Pourquoi sortir cette histoire aujourd’hui, avec tous ses détails, si ce n’est pour “montrer” au peuple tunisien le danger qu’il court si le gouvernement démissionne ? Entre parenthèses, le peuple pourrait en effet avoir moins de craintes si l’opposition pouvait mettre sur la table des négociations une proposition de ce gouvernement formé de technocrates apolitiques, dirigé par une personnalité que personne (de bonne foi) ne pourrait récuser, et dont elle parle depuis si longtemps.
Le “scoop” : jeudi 26, ce fut au tour du ministre de l’Intérieur de compléter, au cours d’une conférence de presse, les déclarations d’Ali Laraayedh et de révéler enfin le vrai visage d’Ansar Echaria, présenté jusqu’alors par Ennahdha comme une organisation de prédicateurs semant la bonne parole et s’occupant d’activités caritatives. Lotfi Ben Jeddou s’est livré à une mise à plat complète de la vraie nature des “gens aux drapeaux noirs” qui ont si souvent pollué les manifestations de la majorité.
Tout ce dont “on” parlait “sous le manteau” depuis des mois a enfin été confirmé officiellement : Ansar Echaria est bien une organisation terroriste composée de quatre appareils : de prédication (la face visible), sécuritaire, militaire (la brigade Okba Ibn Nafaa) et financière. Les preuves (et les aveux des membres arrêtés) prouvent qu’elle est responsable des meurtres de Chokri Belaïd et Mohamed Brahmi, du massacre des militaires dans le djebel Chaambi et préparait des attentats contre des personnalités politiques, des journalistes et des intellectuels, dont une longue liste a été présentée (y compris Mustapha Ben Jaafar !). Une autre liste a révélé les noms des membres arrêtés à ce jour, tués dans des opérations ou en fuite. La télévision, à la suite de cette conférence de presse, a publié des photos et même des fragments d’interrogatoires de terroristes arrêtés.

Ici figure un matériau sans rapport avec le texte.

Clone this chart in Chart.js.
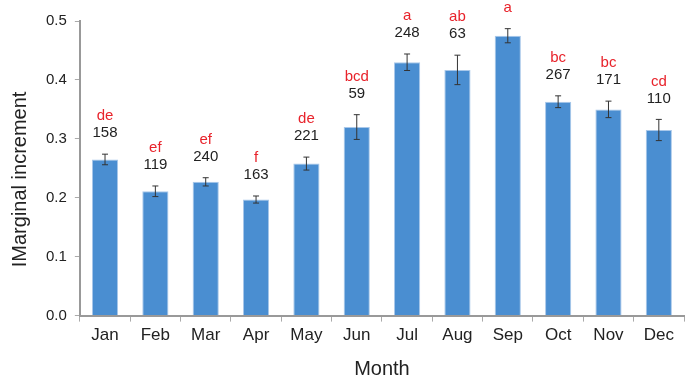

Intenses tractations : le désaccord n’a fait que se confirmer avec les interviews données à Nesma TV par Béji Caïd Essebsi et Hamma Hammami, les deux chefs du Front du refus, qui sont restés sur leur position, exigeant la démission du gouvernement avant le 1er septembre, date butoir qui ne sera pas respectée puisque le chef du gouvernement s’est borné, vendredi 29, à répéter les “oukases” de la Troïka. Ce dimanche 1er septembre, l’opposition doit faire de nouvelles propositions après la réunion de la CA de l’UGTT au début de la première semaine de septembre. On est encore partis pour quelques jours de tractations et ce n’est pas à l’avantage de l’opposition, qui vient de s’affaiblir avec le retour à l’ANC des 12 élus du Mouvement tunisien de la Paix et la Dignité, tandis qu’Ettakatol, est en train de “se tâter” pour savoir s’il va poursuivre la grève !
Vendredi 29, Iyadh Ben Achour a proposé, à partir de l’initiative de l’UGTT, un plan de sortie de crise en dix étapes, qui va être mis à la disposition de l’opposition et mis sur la table des négociations. Enfin, il faut saluer le début de la campagne “Errhal” dans les régions — y ont participé, avec l’aide des élus” insoumis”, Sidi Bouzid, Sfax, Mahdia, Djerba, Sousse, Monastir, Jendouba et Kairouan, les autres s’y préparent. Saluons aussi, à Tunis, la “chaîne humaine pour la paix et la tolérance”, à laquelle ont participé des élus de la gauche française, qui a réuni le Bardo à la Kasbah.